--- start of Dataset entries ---
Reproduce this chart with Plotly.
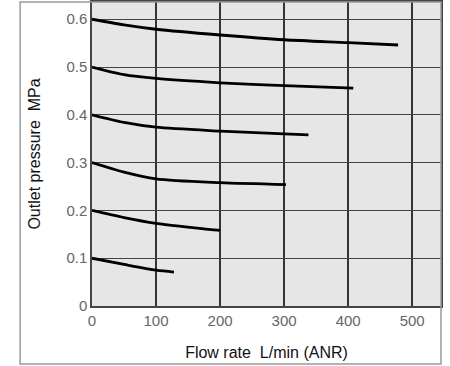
import plotly.graph_objects as go

# flow rate (L/min ANR) and outlet pressure (MPa) for each set pressure
flow_06 = [0, 50, 100, 200, 300, 400, 478]
pres_06 = [0.600, 0.588, 0.579, 0.567, 0.557, 0.551, 0.546]

flow_05 = [0, 50, 100, 200, 300, 408]
pres_05 = [0.500, 0.484, 0.476, 0.467, 0.461, 0.456]

flow_04 = [0, 50, 100, 200, 300, 338]
pres_04 = [0.400, 0.384, 0.374, 0.366, 0.360, 0.358]

flow_03 = [0, 50, 100, 200, 303]
pres_03 = [0.300, 0.280, 0.266, 0.258, 0.254]

flow_02 = [0, 50, 100, 200]
pres_02 = [0.200, 0.185, 0.173, 0.158]

flow_01 = [0, 50, 100, 128]
pres_01 = [0.100, 0.087, 0.075, 0.071]

x_ticks = [0, 100, 200, 300, 400, 500]
y_ticks = [0, 0.1, 0.2, 0.3, 0.4, 0.5, 0.6]
y_tick_text = ["0", "0.1", "0.2", "0.3", "0.4", "0.5", "0.6"]

series = [
    (flow_06, pres_06), (flow_05, pres_05), (flow_04, pres_04),
    (flow_03, pres_03), (flow_02, pres_02), (flow_01, pres_01),
]

fig = go.Figure()
for fx, fy in series:
    fig.add_trace(go.Scatter(
        x=fx, y=fy, mode="lines",
        line=dict(color="black", width=2.8, shape="spline", smoothing=0.8),
        showlegend=False, hoverinfo="skip",
    ))

font = "Liberation Sans, Arial, sans-serif"

fig.update_layout(
    width=450, height=366,
    margin=dict(l=92, r=9, t=2, b=60),
    paper_bgcolor="white",
    plot_bgcolor="#e6e6e6",
    font=dict(family=font, size=14, color="#555"),
    xaxis=dict(
        range=[0, 545], tickvals=x_ticks, showgrid=True,
        gridcolor="#333", gridwidth=1.5, zeroline=False,
        showline=True, linecolor="#444", linewidth=1.5, mirror=True,
        ticks="", tickfont=dict(size=15, color="#666"), automargin=False,
        title=dict(text="Flow rate  L/min (ANR)", standoff=19,
                   font=dict(size=16, color="#111")),
    ),
    yaxis=dict(
        range=[0, 0.636], tickvals=y_ticks, ticktext=y_tick_text,
        showgrid=True, gridcolor="#444", gridwidth=1.3, zeroline=False,
        showline=True, linecolor="#444", linewidth=1.5, mirror=True,
        ticks="", tickfont=dict(size=15, color="#666"), automargin=False,
        title=dict(text="Outlet pressure  MPa", standoff=22,
                   font=dict(size=16, color="#111")),
    ),
)

# outer frame around the whole chart
fig.add_shape(type="rect", xref="paper", yref="paper",
              x0=-0.206, x1=1.0, y0=-0.191, y1=1.0,
              line=dict(color="#999", width=1.5), layer="above")

# drop the browser's default body margin so the figure sits at the corner
fig.write_html("out.html", config={"displayModeBar": False},
               post_script="document.body.style.margin='0';")
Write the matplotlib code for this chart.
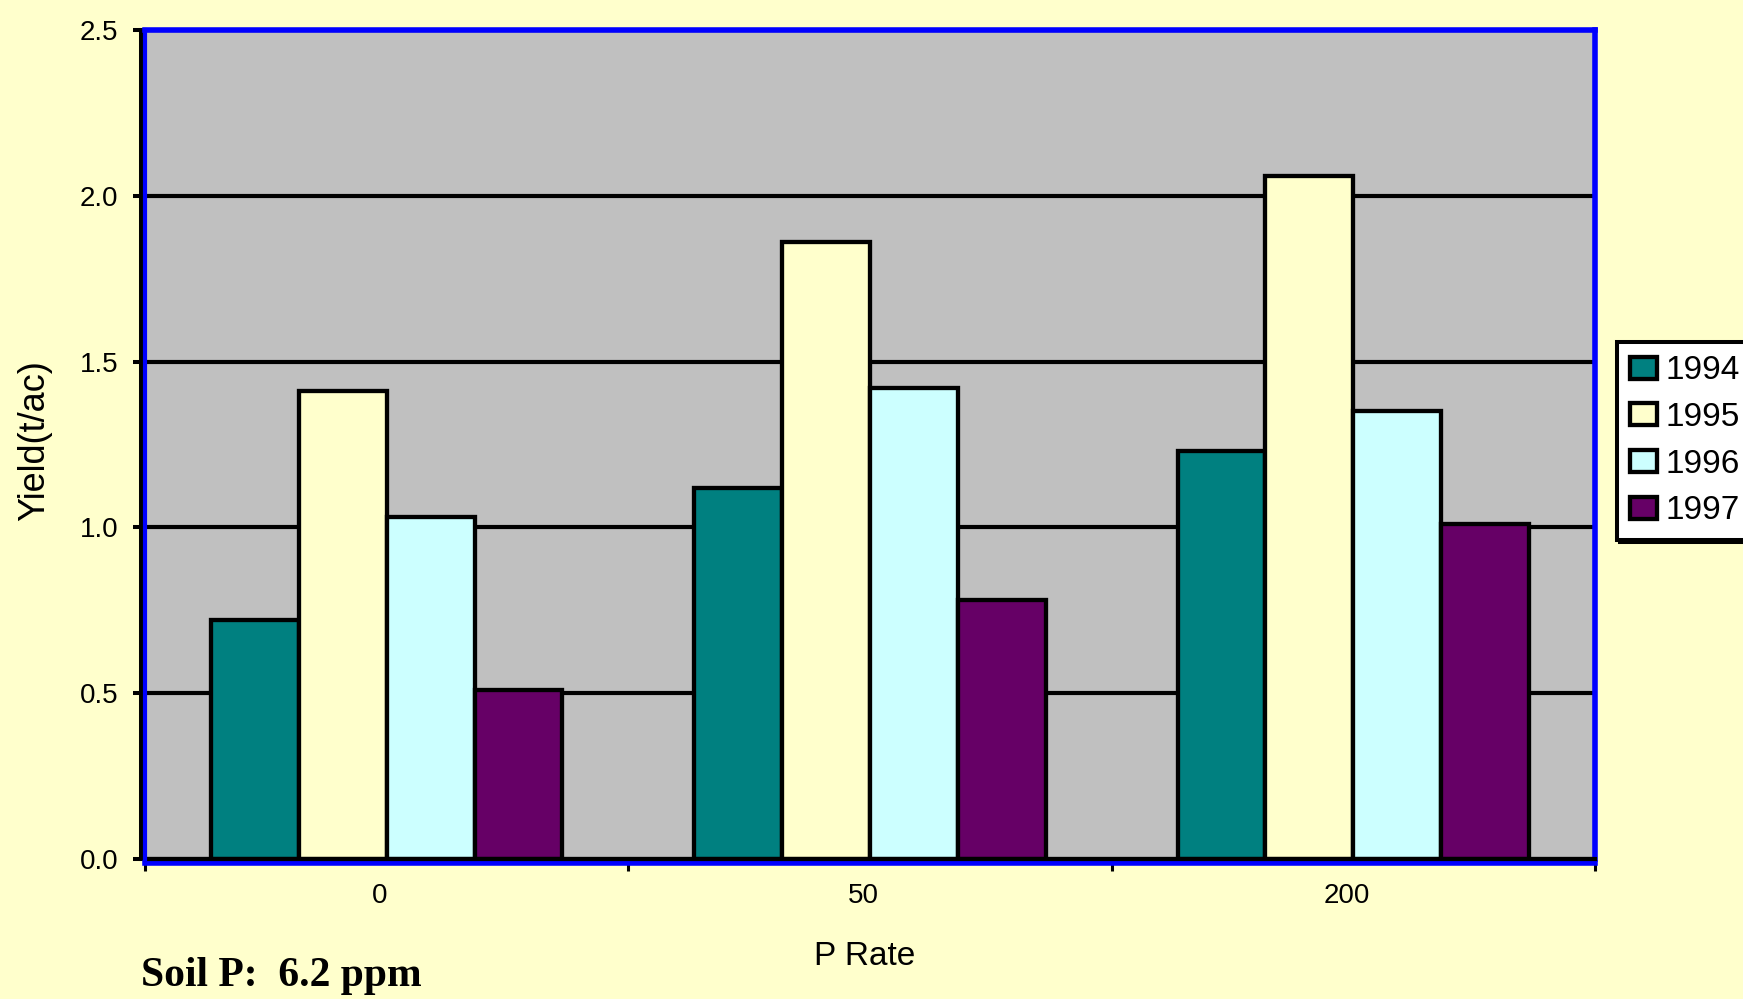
import numpy as np
import matplotlib
matplotlib.use("Agg")
import matplotlib.pyplot as plt
from matplotlib.ticker import FixedLocator, FixedFormatter
from matplotlib.transforms import ScaledTranslation

plt.rcParams['font.family'] = ['Liberation Sans', 'DejaVu Sans']

# yield by P rate, one list per season
p_rates = ['0', '50', '200']
years = ['1994', '1995', '1996', '1997']
y1994 = [0.72, 1.12, 1.23]
y1995 = [1.41, 1.86, 2.06]
y1996 = [1.03, 1.42, 1.35]
y1997 = [0.51, 0.78, 1.01]
bar_colors = ['#008080', '#FFFFCC', '#CCFFFF', '#660066']
y_ticks = [0.0, 0.5, 1.0, 1.5, 2.0, 2.5]

W, H = 1743, 999
fig = plt.figure(figsize=(W / 100, H / 100), dpi=100, facecolor='#FFFFCC')
ax = fig.add_axes([145 / W, 1 - 859 / H, (1595 - 145) / W, (859 - 30) / H])
ax.set_facecolor('#C0C0C0')

series = [y1994, y1995, y1996, y1997]
x = np.arange(len(p_rates))
w = 1 / 5.5
for i, (vals, yr, col) in enumerate(zip(series, years, bar_colors)):
    ax.bar(x + (i - 1.5) * w, vals, width=w, color=col, edgecolor='black',
           linewidth=3.1, label=yr, zorder=2)

ax.set_xlim(-0.5, 2.5)
ax.set_ylim(0, 2.5)

# gridlines and axis line
ax.set_axisbelow(True)
ax.yaxis.grid(True, color='black', linewidth=3.0)
ax.axhline(0, color='black', linewidth=3.0, clip_on=False, zorder=3)

# plot area border
for side in ['top', 'right', 'bottom']:
    ax.spines[side].set_color('#0000FF')
    ax.spines[side].set_linewidth(4)
ax.spines['bottom'].set_position(('outward', 3.2))
ax.spines['left'].set_color('black')
ax.spines['left'].set_linewidth(2.9)
ax.spines['left'].set_position(('outward', 3))
ax.plot([0, 0], [0, 1], transform=ax.transAxes, color='#0000FF', lw=3,
        clip_on=False, zorder=4)

ax.set_yticks(y_ticks)
ax.set_yticklabels(['%.1f' % t for t in y_ticks])
ax.tick_params(axis='y', direction='out', length=6, width=2.9, pad=10,
               labelsize=20, color='black')

ax.xaxis.set_major_locator(FixedLocator(x))
ax.xaxis.set_major_formatter(FixedFormatter(p_rates))
ax.xaxis.set_minor_locator(FixedLocator([-0.5, 0.5, 1.5, 2.5]))
ax.tick_params(axis='x', which='major', length=0, pad=14, labelsize=20)
ax.tick_params(axis='x', which='minor', direction='out', length=6, width=2.2,
               color='black')
shift = ScaledTranslation(-7 / 100, 0, fig.dpi_scale_trans)
for lab in ax.get_xticklabels():
    lab.set_transform(lab.get_transform() + shift)

fig.text(35 / W, 1 - 441 / H, 'Yield(t/ac)', rotation=90, ha='center',
         va='center', fontsize=26)
fig.text(865 / W, 1 - 965 / H, 'P Rate', ha='center', va='baseline',
         fontsize=24)
fig.text(141 / W, 1 - 986 / H, 'Soil P:  6.2 ppm', ha='left', va='baseline',
         fontsize=30, fontweight='bold', family='Liberation Serif')

leg = ax.legend(loc='upper left', bbox_to_anchor=(1617 / W, 1 - 342 / H),
                bbox_transform=fig.transFigure, borderaxespad=0,
                fontsize=24, frameon=True, fancybox=False, framealpha=1,
                facecolor='white', edgecolor='black', borderpad=0.4,
                labelspacing=0.47, handlelength=0.8, handleheight=0.63,
                handletextpad=0.25, shadow={'color': 'black', 'alpha': 1})
leg.get_frame().set_linewidth(2.9)

fig.savefig('out.png', dpi=100, facecolor=fig.get_facecolor())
--- end of Dataset entries ---
### Challenge
Make an exact copy of the records above, with the pictures left out.

### Response to this task
Reproduce this chart with Plotly.
import plotly.graph_objects as go

# flow rate (L/min ANR) and outlet pressure (MPa) for each set pressure
flow_06 = [0, 50, 100, 200, 300, 400, 478]
pres_06 = [0.600, 0.588, 0.579, 0.567, 0.557, 0.551, 0.546]

flow_05 = [0, 50, 100, 200, 300, 408]
pres_05 = [0.500, 0.484, 0.476, 0.467, 0.461, 0.456]

flow_04 = [0, 50, 100, 200, 300, 338]
pres_04 = [0.400, 0.384, 0.374, 0.366, 0.360, 0.358]

flow_03 = [0, 50, 100, 200, 303]
pres_03 = [0.300, 0.280, 0.266, 0.258, 0.254]

flow_02 = [0, 50, 100, 200]
pres_02 = [0.200, 0.185, 0.173, 0.158]

flow_01 = [0, 50, 100, 128]
pres_01 = [0.100, 0.087, 0.075, 0.071]

x_ticks = [0, 100, 200, 300, 400, 500]
y_ticks = [0, 0.1, 0.2, 0.3, 0.4, 0.5, 0.6]
y_tick_text = ["0", "0.1", "0.2", "0.3", "0.4", "0.5", "0.6"]

series = [
    (flow_06, pres_06), (flow_05, pres_05), (flow_04, pres_04),
    (flow_03, pres_03), (flow_02, pres_02), (flow_01, pres_01),
]

fig = go.Figure()
for fx, fy in series:
    fig.add_trace(go.Scatter(
        x=fx, y=fy, mode="lines",
        line=dict(color="black", width=2.8, shape="spline", smoothing=0.8),
        showlegend=False, hoverinfo="skip",
    ))

font = "Liberation Sans, Arial, sans-serif"

fig.update_layout(
    width=450, height=366,
    margin=dict(l=92, r=9, t=2, b=60),
    paper_bgcolor="white",
    plot_bgcolor="#e6e6e6",
    font=dict(family=font, size=14, color="#555"),
    xaxis=dict(
        range=[0, 545], tickvals=x_ticks, showgrid=True,
        gridcolor="#333", gridwidth=1.5, zeroline=False,
        showline=True, linecolor="#444", linewidth=1.5, mirror=True,
        ticks="", tickfont=dict(size=15, color="#666"), automargin=False,
        title=dict(text="Flow rate  L/min (ANR)", standoff=19,
                   font=dict(size=16, color="#111")),
    ),
    yaxis=dict(
        range=[0, 0.636], tickvals=y_ticks, ticktext=y_tick_text,
        showgrid=True, gridcolor="#444", gridwidth=1.3, zeroline=False,
        showline=True, linecolor="#444", linewidth=1.5, mirror=True,
        ticks="", tickfont=dict(size=15, color="#666"), automargin=False,
        title=dict(text="Outlet pressure  MPa", standoff=22,
                   font=dict(size=16, color="#111")),
    ),
)

# outer frame around the whole chart
fig.add_shape(type="rect", xref="paper", yref="paper",
              x0=-0.206, x1=1.0, y0=-0.191, y1=1.0,
              line=dict(color="#999", width=1.5), layer="above")

# drop the browser's default body margin so the figure sits at the corner
fig.write_html("out.html", config={"displayModeBar": False},
               post_script="document.body.style.margin='0';")
Write the matplotlib code for this chart.
import numpy as np
import matplotlib
matplotlib.use("Agg")
import matplotlib.pyplot as plt
from matplotlib.ticker import FixedLocator, FixedFormatter
from matplotlib.transforms import ScaledTranslation

plt.rcParams['font.family'] = ['Liberation Sans', 'DejaVu Sans']

# yield by P rate, one list per season
p_rates = ['0', '50', '200']
years = ['1994', '1995', '1996', '1997']
y1994 = [0.72, 1.12, 1.23]
y1995 = [1.41, 1.86, 2.06]
y1996 = [1.03, 1.42, 1.35]
y1997 = [0.51, 0.78, 1.01]
bar_colors = ['#008080', '#FFFFCC', '#CCFFFF', '#660066']
y_ticks = [0.0, 0.5, 1.0, 1.5, 2.0, 2.5]

W, H = 1743, 999
fig = plt.figure(figsize=(W / 100, H / 100), dpi=100, facecolor='#FFFFCC')
ax = fig.add_axes([145 / W, 1 - 859 / H, (1595 - 145) / W, (859 - 30) / H])
ax.set_facecolor('#C0C0C0')

series = [y1994, y1995, y1996, y1997]
x = np.arange(len(p_rates))
w = 1 / 5.5
for i, (vals, yr, col) in enumerate(zip(series, years, bar_colors)):
    ax.bar(x + (i - 1.5) * w, vals, width=w, color=col, edgecolor='black',
           linewidth=3.1, label=yr, zorder=2)

ax.set_xlim(-0.5, 2.5)
ax.set_ylim(0, 2.5)

# gridlines and axis line
ax.set_axisbelow(True)
ax.yaxis.grid(True, color='black', linewidth=3.0)
ax.axhline(0, color='black', linewidth=3.0, clip_on=False, zorder=3)

# plot area border
for side in ['top', 'right', 'bottom']:
    ax.spines[side].set_color('#0000FF')
    ax.spines[side].set_linewidth(4)
ax.spines['bottom'].set_position(('outward', 3.2))
ax.spines['left'].set_color('black')
ax.spines['left'].set_linewidth(2.9)
ax.spines['left'].set_position(('outward', 3))
ax.plot([0, 0], [0, 1], transform=ax.transAxes, color='#0000FF', lw=3,
        clip_on=False, zorder=4)

ax.set_yticks(y_ticks)
ax.set_yticklabels(['%.1f' % t for t in y_ticks])
ax.tick_params(axis='y', direction='out', length=6, width=2.9, pad=10,
               labelsize=20, color='black')

ax.xaxis.set_major_locator(FixedLocator(x))
ax.xaxis.set_major_formatter(FixedFormatter(p_rates))
ax.xaxis.set_minor_locator(FixedLocator([-0.5, 0.5, 1.5, 2.5]))
ax.tick_params(axis='x', which='major', length=0, pad=14, labelsize=20)
ax.tick_params(axis='x', which='minor', direction='out', length=6, width=2.2,
               color='black')
shift = ScaledTranslation(-7 / 100, 0, fig.dpi_scale_trans)
for lab in ax.get_xticklabels():
    lab.set_transform(lab.get_transform() + shift)

fig.text(35 / W, 1 - 441 / H, 'Yield(t/ac)', rotation=90, ha='center',
         va='center', fontsize=26)
fig.text(865 / W, 1 - 965 / H, 'P Rate', ha='center', va='baseline',
         fontsize=24)
fig.text(141 / W, 1 - 986 / H, 'Soil P:  6.2 ppm', ha='left', va='baseline',
         fontsize=30, fontweight='bold', family='Liberation Serif')

leg = ax.legend(loc='upper left', bbox_to_anchor=(1617 / W, 1 - 342 / H),
                bbox_transform=fig.transFigure, borderaxespad=0,
                fontsize=24, frameon=True, fancybox=False, framealpha=1,
                facecolor='white', edgecolor='black', borderpad=0.4,
                labelspacing=0.47, handlelength=0.8, handleheight=0.63,
                handletextpad=0.25, shadow={'color': 'black', 'alpha': 1})
leg.get_frame().set_linewidth(2.9)

fig.savefig('out.png', dpi=100, facecolor=fig.get_facecolor())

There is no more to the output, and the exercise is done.